8. It's okay to be upset about a breakup, but it's not okay to make her feel like s**t. Don't call her constantly crying, don't harass her friends and tell them how bad you feel, don't e-mail her, don't post on her facebook, don't ******** with her. Chances are, she's hurting just as bad as you, and all you're doing is making her feel even worse, which isn't fair.

9. If she's dating someone else, don't be an a*****e to the guy. It's not his fault she left you. Even if he "stole her" from you, it's not his fault -- she left of her own will, he didn't put a gun to her head and make her leave. If the guy is an a*****e to you, rubbing in the fact that she left you -- then be the bigger man. Leave, don't talk to him. Don't bring it up around her, either. She'll think you're just being petty, and bashing him because he replaced you. Hell, he may even be acting that way because you're the ex, and he's insecure that you're around; if he's truly an a*****e, then she'll eventually see it -- hell, she may even prefer it, and she'll either leave him or love him for it. Either way, it's not your place. If she's a good friend, then hang out with her -- there's no point to hang around them as a couple anyways, unless you're on a double date.

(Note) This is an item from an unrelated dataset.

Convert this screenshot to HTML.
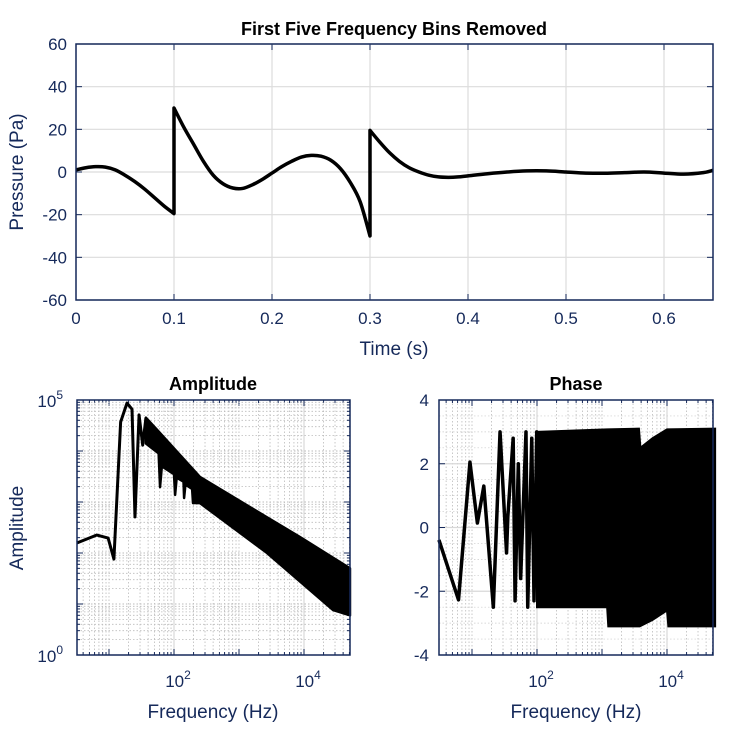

10. Finally, let it go. This is going to be the hardest thing you do.. but if it's truly over, then it's over.. and you'll have to move on. If you're tired of the drama of relationships, tired of all the bullshit, then take a break.. but never say you'll never date again.. you'll just make everyone around you feel like total s**t. Stay optimistic, there's one true love out there for everyone.. no matter how real this love felt, if it's over, then your real love is on the horizon, just waiting for you.. Keep your chin up, and press on.. no matter what.